Key Highlights
- Zalando shares surged more than 12% following better-than-expected Q4 profitability
- Annual revenue reached €12.3 billion, marking a 16.8% increase versus the prior year
- The company unveiled a €300 million share repurchase program representing approximately 5% of its market capitalization
- Platform users expanded to 62 million from 51.8 million, driven significantly by the ABOUT YOU integration
- Strategic partnership with Levi Strauss announced for e-commerce operations in North America and Europe
Zalando delivered a packed agenda on Thursday. The Berlin-based online fashion retailer published annual financials, unveiled a substantial share buyback initiative, and confirmed a strategic collaboration with Levi Strauss — all in a single morning session. Investors rewarded the news flow with a stock price surge exceeding 12%.
Annual 2025 revenues landed at €12.3 billion, representing a 16.8% year-over-year expansion. While this figure came marginally short of the €12.4 billion Street expectation, the minor variance appeared to have minimal impact on market sentiment.

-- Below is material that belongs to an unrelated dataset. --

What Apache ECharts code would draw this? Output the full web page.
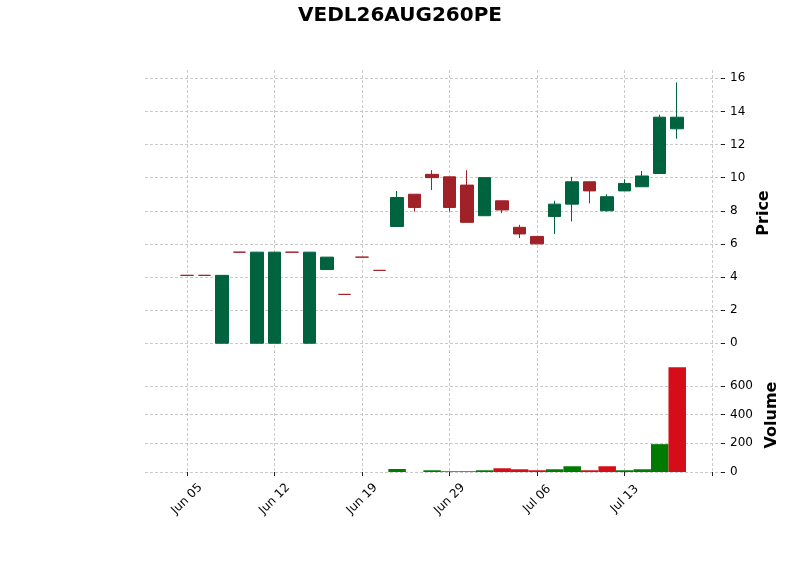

Adjusted operating income (EBIT) reached €591 million, exceeding the €580 million consensus forecast by 1.9%. Gross merchandise volume — representing total transaction value across the platform — increased 14.7% to €17.6 billion, outperforming projections by 0.7%.
The share repurchase program captured significant attention. Capped at €300 million, the buyback equals roughly 5% of Zalando’s current market valuation. Management confirmed plans to retire the acquired shares, financing the program through operating cash generation.
Barclays, maintaining an “overweight” stance with a €35 price objective, characterized the performance as “very solid” and noted the buyback “should be well received by investors who have been pushing for capital returns.”
User Base Expands to 62 Million
The ABOUT YOU transaction — finalized in July 2025 — continued to influence Zalando’s operational metrics. Active platform users climbed to 62 million from 51.8 million in the comparable period, with the acquisition accounting for much of this expansion.
The business-to-business segment delivered impressive results. Revenue advanced 14.6% to €1.1 billion, while adjusted EBIT more than doubled year over year.
However, reported net earnings of €213 million fell below analyst projections. The variance stemmed from €111 million in one-time charges, encompassing €57 million in deal-related expenses and €43 million in reorganization costs.
Gross profit margins contracted approximately 170 basis points year over year during Q4, attributed to intensified promotional activity, loyalty program investments, and the ABOUT YOU consolidation impact.
Levi’s Partnership and Forward Guidance
Zalando’s technology division, Scayle, finalized an agreement with Levi Strauss. The denim manufacturer will deploy Zalando’s commerce infrastructure throughout the US, Canada, and European markets — significantly extending Zalando’s B2B reach beyond its traditional geography. J.P. Morgan characterized the announcement as “very well received by investors given the profile and scale of the client.”
Looking to 2026, Zalando projects GMV between €19.7–20.6 billion and revenue spanning €13.8–14.4 billion. These targets translate to reported GMV and revenue expansion of 12–17%.
Adjusted EBIT guidance sits at €660–740 million, with the midpoint approximately 3% above the €678 million analyst consensus. The company simultaneously reduced its capital expenditure-to-sales ratio target from 3% to 2%.
Zalando reaffirmed medium-term GMV and revenue growth projections of 5–10% extending through 2028. Management also accelerated expected ABOUT YOU synergy realization to €100 million by 2028 — one year ahead of the initial timeline.
Jefferies analyst Frederick Wild said the strong end to 2025 “should act as a reminder of the earnings growth Zalando has on offer.”